In Britain’s uninspiring and relatively uneventful general election campaign, featuring two prospective prime ministers—Conservative incumbent Boris Johnson and Labour leader Jeremy Corbyn—with low approval ratings and plenty of baggage, one image sticks out. It’s a photograph of a dozen or so workmen at an industrial plant in Teesside, a port in the north-east of England where Johnson made a campaign stop a few weeks ago. The men’s overalls are splattered with paint, most wear hard hats, and one has a large makeshift cardboard sign hanging around his neck that reads, “We Love Boris.”
Not long ago, such workmen were likely to oppose the Tories. But it is on voters like these—in traditionally Labour-supporting, but Brexit-backing, parts of the country reaching from Wales, across the midlands and north of England, to down-at-the-heels ports on the east coast—that Johnson’s Conservatives have pinned their hopes of electoral success in Thursday’s vote, the country’s fifth major democratic event in six years.

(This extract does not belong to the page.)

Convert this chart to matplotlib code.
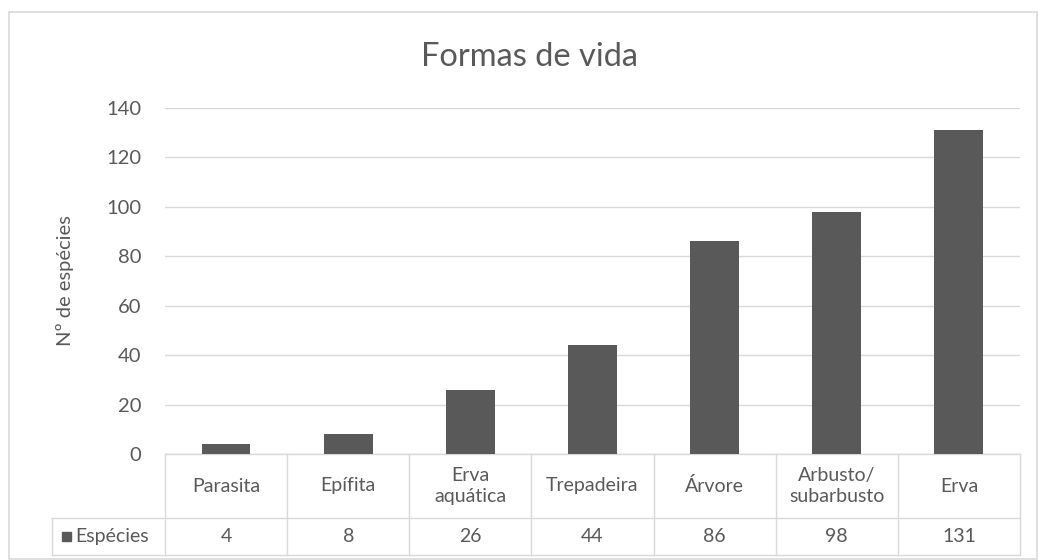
import matplotlib
matplotlib.use("Agg")
import matplotlib.pyplot as plt
import matplotlib.transforms as mtransforms
from matplotlib.patches import Rectangle

categories = ["Parasita", "Epífita", "Erva\naquática", "Trepadeira", "Árvore",
              "Arbusto/\nsubarbusto", "Erva"]
values = [4, 8, 26, 44, 86, 98, 131]
series_name = "Espécies"
title = "Formas de vida"
ylabel = "Nº de espécies"
yticks = [0, 20, 40, 60, 80, 100, 120, 140]

plt.rcParams['font.family'] = ['Lato', 'DejaVu Sans']
TXT = "#595959"
GRID = "#d9d9d9"
BAR = "#595959"

W, H = 1038, 560
fig = plt.figure(figsize=(W / 100, H / 100), dpi=100)
fig.patch.set_facecolor("white")

# plot area in pixel terms
left_px, right_px, top_px, bot_px = 165, 1020, 108, 454
ax = fig.add_axes([left_px / W, 1 - bot_px / H, (right_px - left_px) / W, (bot_px - top_px) / H])

n = len(categories)
x = list(range(n))
ax.bar(x, values, width=0.4, color=BAR, zorder=3)
ax.set_xlim(-0.5, n - 0.5)
ax.set_ylim(0, 140)
ax.set_yticks(yticks)
ax.set_xticks([])
ax.tick_params(axis='y', length=0, pad=17, labelsize=14.5, labelcolor=TXT)
ax.grid(axis='y', color=GRID, linewidth=1, zorder=0)
for s in ax.spines.values():
    s.set_visible(False)

ax.text(-0.117, 0.5, ylabel, transform=ax.transAxes, rotation=90,
        ha='center', va='center', fontsize=14.5, color=TXT)

fig.text(0.5 + 0.01, 1 - 57 / H, title, ha='center', va='center', fontsize=23.5, color=TXT)

# data table
tr = mtransforms.blended_transform_factory(ax.transData, ax.transAxes)
axh = bot_px - top_px
r0 = 0.0
r1 = -(518 - bot_px) / axh
r2 = -(555 - bot_px) / axh
cat_w = (right_px - left_px) / n
x_leg = -0.5 - (left_px - 52) / cat_w

lkw = dict(color=GRID, linewidth=1, transform=tr, clip_on=False, zorder=1)
ax.plot([-0.5, n - 0.5], [r0, r0], **lkw)
ax.plot([x_leg, n - 0.5], [r1, r1], **lkw)
ax.plot([x_leg, n - 0.5], [r2, r2], **lkw)
for i in range(n + 1):
    ax.plot([i - 0.5, i - 0.5], [r0, r2], **lkw)
ax.plot([x_leg, x_leg], [r1, r2], **lkw)

FS = 14
for i, (c, v) in enumerate(zip(categories, values)):
    ax.text(i, (r0 + r1) / 2, c, transform=tr, ha='center', va='center',
            fontsize=FS, color=TXT, linespacing=1.3, clip_on=False)
    ax.text(i, (r1 + r2) / 2, str(v), transform=tr, ha='center', va='center',
            fontsize=FS, color=TXT, clip_on=False)

# legend key in table
sq = 9 / cat_w
ax.add_patch(Rectangle((x_leg + 10 / cat_w, (r1 + r2) / 2 - 0.013), sq, 0.026,
                       transform=tr, color=BAR, clip_on=False))
ax.text(x_leg + 23 / cat_w, (r1 + r2) / 2, series_name, transform=tr, ha='left',
        va='center', fontsize=FS, color=TXT, clip_on=False)

# chart border
fig.add_artist(Rectangle((9 / W, 0.002), (W - 10) / W, 1 - 12 / H - 0.002,
                         transform=fig.transFigure, fill=False, edgecolor=GRID, linewidth=1.2))

fig.savefig("out.png", dpi=100)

Comparisons between Johnson and President Donald Trump, two blustery blonds with messy private lives, tend toward the superficial. In reality, while Trump seems to have been beamed into politics from another planet, Johnson, an Old Etonian Oxford graduate turned conservative journalist, has a fairly conventional résumé for a prime minister and fairly conventional politics. But this week’s vote will underscore that, superficialities aside, both men are symptomatic of similar, bigger forces reshaping politics on either side of the Atlantic—regardless of who wins.